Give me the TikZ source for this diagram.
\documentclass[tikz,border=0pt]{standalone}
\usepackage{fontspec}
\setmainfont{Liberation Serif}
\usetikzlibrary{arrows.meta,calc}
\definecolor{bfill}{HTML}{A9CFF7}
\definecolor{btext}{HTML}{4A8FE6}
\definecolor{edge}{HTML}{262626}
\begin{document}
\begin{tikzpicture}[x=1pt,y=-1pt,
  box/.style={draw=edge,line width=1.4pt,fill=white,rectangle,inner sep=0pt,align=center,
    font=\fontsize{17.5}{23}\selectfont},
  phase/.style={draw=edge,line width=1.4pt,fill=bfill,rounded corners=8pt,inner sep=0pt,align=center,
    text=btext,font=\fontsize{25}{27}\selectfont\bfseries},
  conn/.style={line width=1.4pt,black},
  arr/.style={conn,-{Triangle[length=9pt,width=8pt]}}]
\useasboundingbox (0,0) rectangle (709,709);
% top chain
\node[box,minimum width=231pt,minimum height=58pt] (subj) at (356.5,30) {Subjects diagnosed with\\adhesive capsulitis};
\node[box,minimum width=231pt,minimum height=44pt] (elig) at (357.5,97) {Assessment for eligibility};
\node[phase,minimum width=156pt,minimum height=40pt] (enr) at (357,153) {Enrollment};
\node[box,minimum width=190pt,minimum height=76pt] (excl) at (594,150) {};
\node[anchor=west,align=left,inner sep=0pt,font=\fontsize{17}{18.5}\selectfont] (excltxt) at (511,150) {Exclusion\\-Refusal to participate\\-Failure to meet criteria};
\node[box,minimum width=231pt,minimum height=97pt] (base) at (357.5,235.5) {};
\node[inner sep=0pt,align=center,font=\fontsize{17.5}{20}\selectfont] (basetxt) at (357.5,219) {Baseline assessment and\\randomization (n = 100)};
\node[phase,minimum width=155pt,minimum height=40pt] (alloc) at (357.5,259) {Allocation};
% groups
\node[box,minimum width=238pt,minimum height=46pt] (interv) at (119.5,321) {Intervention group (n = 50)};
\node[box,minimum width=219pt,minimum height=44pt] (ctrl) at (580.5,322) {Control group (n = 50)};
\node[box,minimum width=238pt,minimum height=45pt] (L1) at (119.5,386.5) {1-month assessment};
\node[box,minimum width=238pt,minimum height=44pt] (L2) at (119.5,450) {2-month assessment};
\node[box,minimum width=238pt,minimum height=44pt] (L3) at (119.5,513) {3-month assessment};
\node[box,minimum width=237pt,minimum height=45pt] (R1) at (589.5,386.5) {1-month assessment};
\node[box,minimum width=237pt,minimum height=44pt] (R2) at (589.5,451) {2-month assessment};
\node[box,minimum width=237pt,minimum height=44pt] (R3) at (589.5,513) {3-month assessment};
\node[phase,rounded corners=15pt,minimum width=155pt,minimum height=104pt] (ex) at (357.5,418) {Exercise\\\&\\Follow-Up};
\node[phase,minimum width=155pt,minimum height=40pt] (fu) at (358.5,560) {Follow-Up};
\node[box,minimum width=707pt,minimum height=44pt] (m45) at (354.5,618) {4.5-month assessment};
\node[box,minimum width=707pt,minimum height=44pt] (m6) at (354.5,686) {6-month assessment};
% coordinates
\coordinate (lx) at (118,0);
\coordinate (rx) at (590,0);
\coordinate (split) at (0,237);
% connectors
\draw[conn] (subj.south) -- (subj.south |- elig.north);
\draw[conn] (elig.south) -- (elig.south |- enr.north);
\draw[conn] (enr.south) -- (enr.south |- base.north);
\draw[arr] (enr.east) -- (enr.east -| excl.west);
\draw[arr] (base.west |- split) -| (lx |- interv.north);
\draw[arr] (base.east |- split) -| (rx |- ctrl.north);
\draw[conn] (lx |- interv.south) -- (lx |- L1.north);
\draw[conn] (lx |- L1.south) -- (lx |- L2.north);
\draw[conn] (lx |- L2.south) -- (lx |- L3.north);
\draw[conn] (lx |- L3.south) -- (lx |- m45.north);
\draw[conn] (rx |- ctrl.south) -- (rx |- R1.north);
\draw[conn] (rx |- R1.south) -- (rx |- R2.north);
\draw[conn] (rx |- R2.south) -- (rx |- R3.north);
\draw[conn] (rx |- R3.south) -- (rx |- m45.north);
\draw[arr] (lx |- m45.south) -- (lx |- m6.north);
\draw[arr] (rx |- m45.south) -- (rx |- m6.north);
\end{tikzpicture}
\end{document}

Do this: Reproduce the listing shown above in its entirety, exactly.

Written response:
Give me the TikZ source for this diagram.
\documentclass[tikz,border=0pt]{standalone}
\usepackage{fontspec}
\setmainfont{Liberation Serif}
\usetikzlibrary{arrows.meta,calc}
\definecolor{bfill}{HTML}{A9CFF7}
\definecolor{btext}{HTML}{4A8FE6}
\definecolor{edge}{HTML}{262626}
\begin{document}
\begin{tikzpicture}[x=1pt,y=-1pt,
  box/.style={draw=edge,line width=1.4pt,fill=white,rectangle,inner sep=0pt,align=center,
    font=\fontsize{17.5}{23}\selectfont},
  phase/.style={draw=edge,line width=1.4pt,fill=bfill,rounded corners=8pt,inner sep=0pt,align=center,
    text=btext,font=\fontsize{25}{27}\selectfont\bfseries},
  conn/.style={line width=1.4pt,black},
  arr/.style={conn,-{Triangle[length=9pt,width=8pt]}}]
\useasboundingbox (0,0) rectangle (709,709);
% top chain
\node[box,minimum width=231pt,minimum height=58pt] (subj) at (356.5,30) {Subjects diagnosed with\\adhesive capsulitis};
\node[box,minimum width=231pt,minimum height=44pt] (elig) at (357.5,97) {Assessment for eligibility};
\node[phase,minimum width=156pt,minimum height=40pt] (enr) at (357,153) {Enrollment};
\node[box,minimum width=190pt,minimum height=76pt] (excl) at (594,150) {};
\node[anchor=west,align=left,inner sep=0pt,font=\fontsize{17}{18.5}\selectfont] (excltxt) at (511,150) {Exclusion\\-Refusal to participate\\-Failure to meet criteria};
\node[box,minimum width=231pt,minimum height=97pt] (base) at (357.5,235.5) {};
\node[inner sep=0pt,align=center,font=\fontsize{17.5}{20}\selectfont] (basetxt) at (357.5,219) {Baseline assessment and\\randomization (n = 100)};
\node[phase,minimum width=155pt,minimum height=40pt] (alloc) at (357.5,259) {Allocation};
% groups
\node[box,minimum width=238pt,minimum height=46pt] (interv) at (119.5,321) {Intervention group (n = 50)};
\node[box,minimum width=219pt,minimum height=44pt] (ctrl) at (580.5,322) {Control group (n = 50)};
\node[box,minimum width=238pt,minimum height=45pt] (L1) at (119.5,386.5) {1-month assessment};
\node[box,minimum width=238pt,minimum height=44pt] (L2) at (119.5,450) {2-month assessment};
\node[box,minimum width=238pt,minimum height=44pt] (L3) at (119.5,513) {3-month assessment};
\node[box,minimum width=237pt,minimum height=45pt] (R1) at (589.5,386.5) {1-month assessment};
\node[box,minimum width=237pt,minimum height=44pt] (R2) at (589.5,451) {2-month assessment};
\node[box,minimum width=237pt,minimum height=44pt] (R3) at (589.5,513) {3-month assessment};
\node[phase,rounded corners=15pt,minimum width=155pt,minimum height=104pt] (ex) at (357.5,418) {Exercise\\\&\\Follow-Up};
\node[phase,minimum width=155pt,minimum height=40pt] (fu) at (358.5,560) {Follow-Up};
\node[box,minimum width=707pt,minimum height=44pt] (m45) at (354.5,618) {4.5-month assessment};
\node[box,minimum width=707pt,minimum height=44pt] (m6) at (354.5,686) {6-month assessment};
% coordinates
\coordinate (lx) at (118,0);
\coordinate (rx) at (590,0);
\coordinate (split) at (0,237);
% connectors
\draw[conn] (subj.south) -- (subj.south |- elig.north);
\draw[conn] (elig.south) -- (elig.south |- enr.north);
\draw[conn] (enr.south) -- (enr.south |- base.north);
\draw[arr] (enr.east) -- (enr.east -| excl.west);
\draw[arr] (base.west |- split) -| (lx |- interv.north);
\draw[arr] (base.east |- split) -| (rx |- ctrl.north);
\draw[conn] (lx |- interv.south) -- (lx |- L1.north);
\draw[conn] (lx |- L1.south) -- (lx |- L2.north);
\draw[conn] (lx |- L2.south) -- (lx |- L3.north);
\draw[conn] (lx |- L3.south) -- (lx |- m45.north);
\draw[conn] (rx |- ctrl.south) -- (rx |- R1.north);
\draw[conn] (rx |- R1.south) -- (rx |- R2.north);
\draw[conn] (rx |- R2.south) -- (rx |- R3.north);
\draw[conn] (rx |- R3.south) -- (rx |- m45.north);
\draw[arr] (lx |- m45.south) -- (lx |- m6.north);
\draw[arr] (rx |- m45.south) -- (rx |- m6.north);
\end{tikzpicture}
\end{document}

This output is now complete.